After dinner we met a waitress named Jennifer at the bar. She lived up to the Red America stereotype at first. She said she was strongly pro-war and anti-Kerry. But as the night wore on she told us that she was also independent, very much in favor of gay marriage, and wanted the next president to be a woman.

Jennifer was the first of many people in the South who taught us that when it came to the big stuff, the red-blue divide doesn't hold up.

Of course, differences exist. The Red Barn played Hank Williams, Jr. at top volume, and we could not order Samuel Adams Winter Lager there, for example. But those things reflect differences of taste, not a cultural chasm.

When it comes to the big issues, folks down South have an infinite range of views, just like folks up North. They are united only by their common affection and concern for America, which, in the end, unites us Northerners too.

The red-blue divide isn't even borne out by election results. In most of those red states, no more than 60 percent of people voted for Bush. When Robert J. Vandebei of Princeton plotted the results by county, shading each county on the red-blue spectrum, most of America looked purple.

Liberals should recognize that talking in terms of red and blue hurts our side tremendously. Conservatives dreamed up the myth in the first place - Tom DeLay got into office by railing against "the Eastern elite," for example.

The right knew they could not win if people voted on their economic self-interest alone. So consciously or not, they've made urban, coastal, secular and Democratic America into an enemy. The worst conservatives have told the heartland that not only do these people disagree with you, they're fundamentally different from you; distorting and exploiting the differences by convincing Middle America that liberals are the source of all their problems.

Democrats share the blame. Americans buy the divisive concept because Democrats have no big ideas that can inspire us to think about what unites us rather than what divides us.

What unites us in the end is a belief that we are a special nation, a pride that began in grade school when we read that America gave hope to millions of immigrants, overcame the Depression, helped save the world from Hitler, and gave civil rights to our people. America was once about big things.

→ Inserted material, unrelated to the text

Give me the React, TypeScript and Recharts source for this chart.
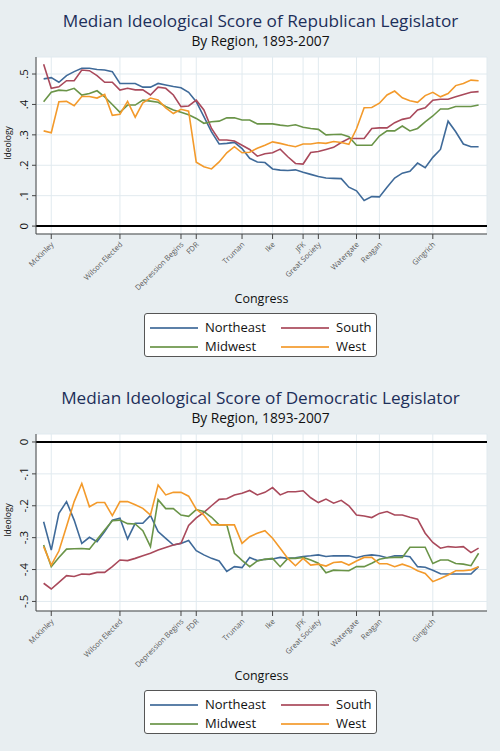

If we abandon the two-culture myth and speak in those terms, without pandering and without apology, we can inspire people to believe in big ideas again - like national health care, free college education, and a living wage - not the small-minded culture war.

Our last day in the South was a Sunday. We went to a Baptist church in Riceville, Tennessee. The congregation wouldn't let us leave until we joined them for a Southern game dinner.

They led us down a narrow staircase to a big low-ceilinged room where unusual dishes were spread out on banquet tables. We cautiously helped ourselves to raccoon, barbecue rabbit, squirrel dumplings and possum pot pie.

As we gathered with the old folks and families of the church over these odd foods, the differences between us could not have been starker.

But as we talked about America together, I knew we can win their hearts -- if we stop letting the right exploit the two-culture myth and come up with ideas that transcend it.